The actual silicon will look more like ARM despite having a very large difference in instruction set sizes.
Then why AMD is more efficient then intel and arm nowadays?
That depends on what you mean, but here are a few reasonable explanations:
- Intel’s chips are still on their Intel 7 process (similar to TSMC’s 7nm process), whereas AMD is using TSMC’s 4nm process, so AMD’s CPUs are 2 nodes ahead; smaller process generally means more transistors in the same area, as well as lower power usage per clock
- AMD’s chiplet architecture makes it easier for them to move the CPU bits to a smaller arch, and the IO bits can stay on a cheaper arch (e.g. AMD uses 4nm for the cores, 6nm for the IO die); this increases yields and dramatically reduces costs, so AMD can invest more in architectural improvements
- ARM prioritizes battery life over performance, so performance per watt won’t be great at the high end, but it’ll probably win at the low end; they also don’t make their own chips (just designs), so comparing process nodes is meaningless
- AMD focuses on different aspects of computing than either Intel or ARM, so perhaps they’ve just done a better job optimizing for what you care about
Anyway, that’s my take.
And for AMD’s 3D v-cache chips, there’s an enormous energy benefit, as taking stuff from the (much larger than usual) cache is far more energy efficient than constantly going back and forwards to RAM.

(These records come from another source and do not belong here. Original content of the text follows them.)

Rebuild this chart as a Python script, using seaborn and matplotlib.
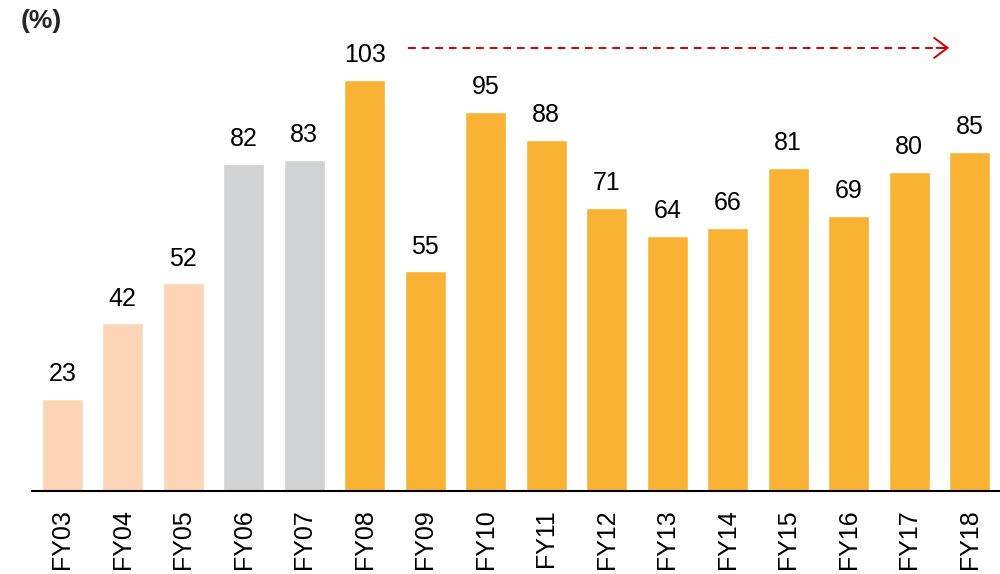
import matplotlib
matplotlib.use("Agg")
import matplotlib.pyplot as plt
import seaborn as sns
import pandas as pd

categories = ["FY03", "FY04", "FY05", "FY06", "FY07", "FY08", "FY09", "FY10",
              "FY11", "FY12", "FY13", "FY14", "FY15", "FY16", "FY17", "FY18"]
values = [23, 42, 52, 82, 83, 103, 55, 95, 88, 71, 64, 66, 81, 69, 80, 85]
groups = ["early"] * 3 + ["mid"] * 2 + ["late"] * 11
palette = {"early": "#FBD5B5", "mid": "#D1D2D4", "late": "#F9B233"}

sns.set_theme(style="white")
plt.rcParams["font.family"] = ["Liberation Sans", "DejaVu Sans"]

df = pd.DataFrame({"cat": categories, "val": values, "grp": groups})

fig = plt.figure(figsize=(10, 5.74), dpi=100)
ax = fig.add_axes([0.032, 0.1446, 0.968, 0.8554])
sns.barplot(data=df, x="cat", y="val", hue="grp", palette=palette, dodge=False,
            width=0.68, ax=ax, legend=False, saturation=1)

for i, v in enumerate(values):
    ax.text(i, v + 3.2, str(v), ha="center", va="bottom", fontsize=18, color="black")

ax.set_ylim(0, 123)
ax.set_xlim(-0.5, len(categories) - 0.5)
ax.set_xlabel("")
ax.set_ylabel("")
ax.set_yticks([])
for s in ["top", "right", "left"]:
    ax.spines[s].set_visible(False)
ax.spines["bottom"].set_color("black")
ax.spines["bottom"].set_linewidth(1.5)
ax.tick_params(axis="x", labelsize=18, rotation=90, length=0, pad=13, colors="black")

# dashed trend arrow
arrow_y = 111
ax.plot([5.72, 14.62], [arrow_y, arrow_y], color="#D40000", lw=1.4,
        linestyle=(0, (4, 3)), solid_capstyle="butt")
ax.annotate("", xy=(14.66, arrow_y), xytext=(14.45, arrow_y),
            arrowprops=dict(arrowstyle="->,head_length=0.8,head_width=0.6",
                            color="#D40000", lw=1.4, shrinkA=0, shrinkB=0))

fig.text(0.021, 0.963, "(%)", fontsize=19, fontweight="bold", ha="left", va="center")

fig.savefig("out.png", dpi=100)
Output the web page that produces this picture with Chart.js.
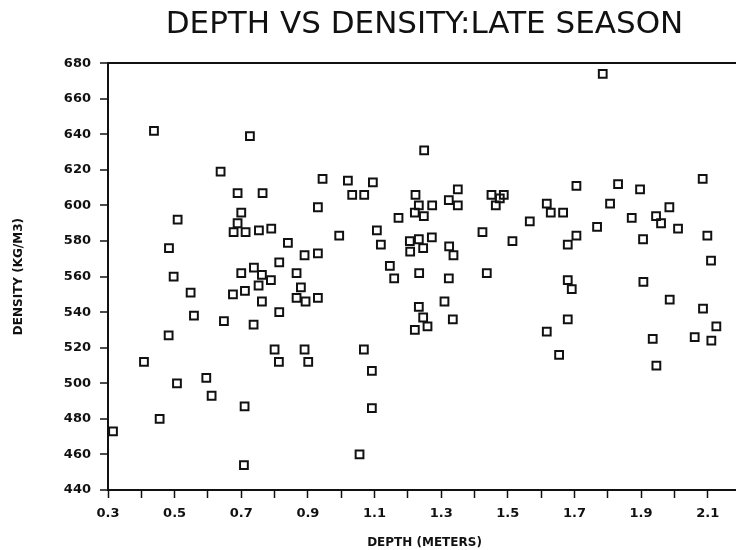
<!DOCTYPE html>
<html>
<head>
<meta charset="utf-8">
<script src="https://cdn.jsdelivr.net/npm/chart.js@4"></script>
<style>
  html, body { margin: 0; padding: 0; background: #fff; overflow: hidden; }
  canvas { display: block; }
</style>
</head>
<body>
<canvas id="depthChart" width="750" height="550"></canvas>
<script>
// depth (m) and density (kg/m3)
const depthMeters = [
  0.315, 0.408, 0.455, 0.482, 0.497, 0.507, 0.548, 0.558, 0.595, 0.611,
  0.648, 0.675, 0.700, 0.711, 0.738, 0.762, 0.752, 0.789, 0.762, 0.737,
  0.814, 0.814, 0.866, 0.879, 0.866, 0.893, 0.800, 0.813, 0.890, 0.901,
  0.710, 0.708, 0.438, 0.726, 0.638, 0.689, 0.764, 0.700, 0.509, 0.689,
  0.677, 0.713, 0.753, 0.790, 0.483, 0.840, 0.890, 1.249, 0.944, 1.020,
  1.095, 1.033, 1.069, 0.930, 1.223, 1.350, 1.233, 1.273, 1.221, 1.248,
  1.323, 1.350, 1.172, 1.451, 1.488, 1.476, 1.464, 1.424, 1.514, 0.994,
  1.107, 1.119, 0.930, 1.206, 1.233, 1.272, 1.207, 1.246, 1.324, 1.337,
  1.146, 1.159, 1.234, 1.323, 1.437, 0.930, 1.233, 1.310, 1.246, 1.259,
  1.221, 1.335, 1.068, 1.092, 1.092, 1.055, 1.785, 2.085, 1.706, 1.831,
  1.897, 1.807, 1.617, 1.629, 1.666, 1.872, 1.945, 1.960, 1.985, 2.011,
  1.566, 1.768, 1.706, 1.680, 1.906, 2.099, 2.110, 1.680, 1.692, 1.907,
  1.986, 2.086, 2.126, 1.680, 1.617, 1.654, 1.935, 1.946, 2.061, 2.111
];
const densityKgM3 = [
  473, 512, 480, 527, 560, 500, 551, 538, 503, 493,
  535, 550, 562, 552, 565, 561, 555, 558, 546, 533,
  540, 568, 562, 554, 548, 546, 519, 512, 519, 512,
  487, 454, 642, 639, 619, 607, 607, 596, 592, 590,
  585, 585, 586, 587, 576, 579, 572, 631, 615, 614,
  613, 606, 606, 599, 606, 609, 600, 600, 596, 594,
  603, 600, 593, 606, 606, 604, 600, 585, 580, 583,
  586, 578, 573, 580, 581, 582, 574, 576, 577, 572,
  566, 559, 562, 559, 562, 548, 543, 546, 537, 532,
  530, 536, 519, 507, 486, 460, 674, 615, 611, 612,
  609, 601, 601, 596, 596, 593, 594, 590, 599, 587,
  591, 588, 583, 578, 581, 583, 569, 558, 553, 557,
  547, 542, 532, 536, 529, 516, 525, 510, 526, 524
];

const xTickMarks = [0.3, 0.4, 0.5, 0.6, 0.7, 0.8, 0.9, 1.0, 1.1, 1.2, 1.3,
  1.4, 1.5, 1.6, 1.7, 1.8, 1.9, 2.0, 2.1, 2.2];
const xTickLabels = ['0.3', '0.5', '0.7', '0.9', '1.1', '1.3', '1.5', '1.7', '1.9', '2.1'];
const yTickValues = [440, 460, 480, 500, 520, 540, 560, 580, 600, 620, 640, 660, 680];

const points = depthMeters.map((d, i) => ({ x: d, y: densityKgM3[i] }));

const tickFont = { family: "'DejaVu Sans', sans-serif", size: 13, weight: 'bold' };

new Chart(document.getElementById('depthChart'), {
  type: 'scatter',
  data: {
    datasets: [{
      data: points,
      pointStyle: 'rect',
      pointRadius: 5.5,
      pointBorderWidth: 2,
      borderColor: '#111',
      backgroundColor: 'rgba(0,0,0,0)'
    }]
  },
  options: {
    responsive: false,
    animation: false,
    layout: { padding: { left: 0, right: 9, top: 0, bottom: 0 } },
    plugins: {
      legend: { display: false },
      tooltip: { enabled: false },
      title: {
        display: true,
        fullSize: false,
        text: 'DEPTH VS DENSITY:LATE SEASON',
        color: '#111',
        font: { family: "'DejaVu Sans', sans-serif", size: 31, weight: 'normal' },
        padding: { top: 6, bottom: 20 }
      }
    },
    scales: {
      x: {
        type: 'linear',
        min: 0.3,
        max: 2.2,
        afterBuildTicks: s => { s.ticks = xTickMarks.map(v => ({ value: v })); },
        afterFit: s => { s.height = 60; },
        border: { display: true, color: '#111', width: 2 },
        grid: { drawOnChartArea: false, tickLength: 8, tickColor: '#111', tickWidth: 1.5 },
        ticks: {
          autoSkip: false,
          maxRotation: 0,
          padding: 8,
          color: '#111',
          font: tickFont,
          callback: v => {
            const t = Number(v).toFixed(1);
            return xTickLabels.includes(t) ? t : '';
          }
        },
        title: {
          display: true,
          text: 'DEPTH (METERS)',
          color: '#111',
          font: { family: "'DejaVu Sans', sans-serif", size: 12, weight: 'bold' },
          padding: { top: 0, bottom: 0 }
        }
      },
      y: {
        min: 440,
        max: 680,
        afterBuildTicks: s => { s.ticks = yTickValues.map(v => ({ value: v })); },
        afterFit: s => { s.width = 108; },
        border: { display: true, color: '#111', width: 2 },
        grid: {
          drawOnChartArea: true,
          color: c => (c.tick && c.tick.value === 680 ? '#111' : 'rgba(0,0,0,0)'),
          lineWidth: 2,
          tickLength: 8,
          tickColor: '#111',
          tickWidth: 1.5
        },
        ticks: { padding: 9, color: '#111', font: tickFont },
        title: {
          display: true,
          text: 'DENSITY (KG/M3)',
          color: '#111',
          font: { family: "'DejaVu Sans', sans-serif", size: 12, weight: 'bold' },
          padding: { top: 12, bottom: 0 }
        }
      }
    }
  }
});
</script>
</body>
</html>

Thank you for detailed explanation
Correction, meteor lake’s (Intel 14th gen) CPU tile is on the Intel 4 process (though admittedly that’s a 7nm euv process). And they’ve also moved to a chiplet design. (CPU, GPU and IO are on 3 different processes)
This isn’t true anymore, Intel dropped AVX512 since they moved to Big+Small cores design while AMD actually implemented it with Zen 4.
Does AMD just keep winning or what? I just don’t want CPU’s with a 500 Watt tdp.